Scrivener also has a nice full screen writing environment that minimizes distractions:
As the draft gets close to completion, or ready for final formating, I will compile the draft sections together into a single piece (the program does this for you) and export from scrivener as a .doc or .rtf file and open in a word processor, usually Mellel or Word 2004 for that work-up. I’ll scan with Bookends (set for the citation style required by the publisher) and double check the citations, make sure the formating meets the expectations of the publisher, and then send it off. For documents that don’t require .doc status, I will almost always save them as pdfs.

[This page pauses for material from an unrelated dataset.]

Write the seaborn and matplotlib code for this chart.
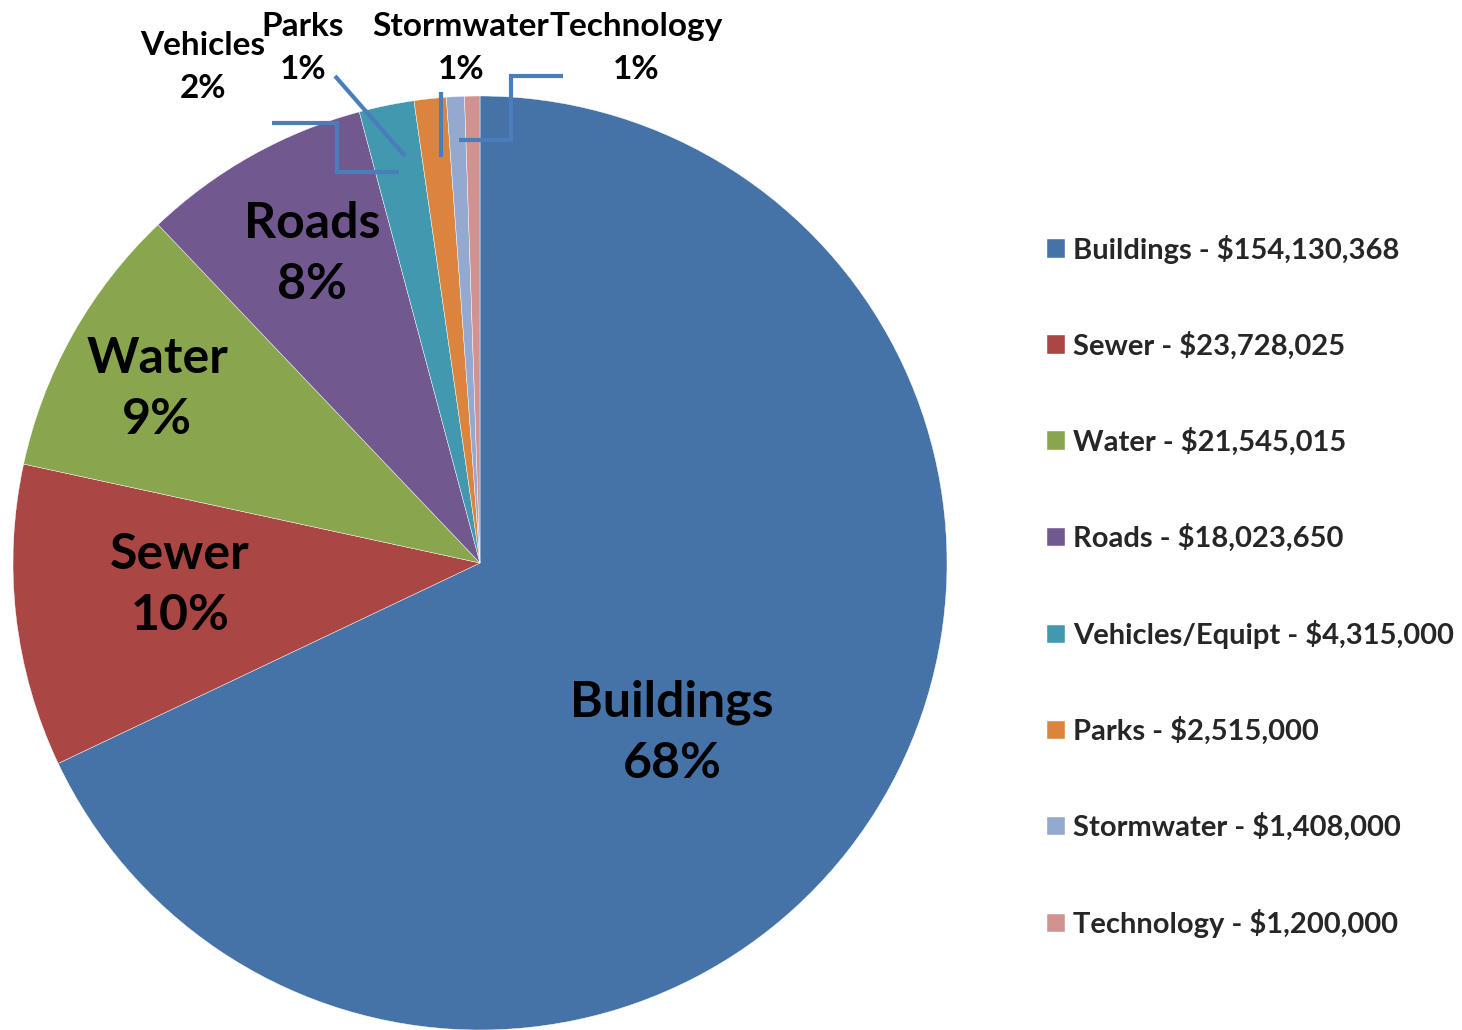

So, those are the basics of my workflow. There are about 1000 other things I could say about working in devonthink and with writing apps available for Mac. But, I hope these three posts do a good enough job of outlining a workflow that can help the professional historian collect, manage, approach, analyze, export, and use their research materials. If you have any questions or recommendations, please make a comment as I’m always interested in seeing how others use technology to help with their research and writing processes specifically attuned to the needs of the academic humanities.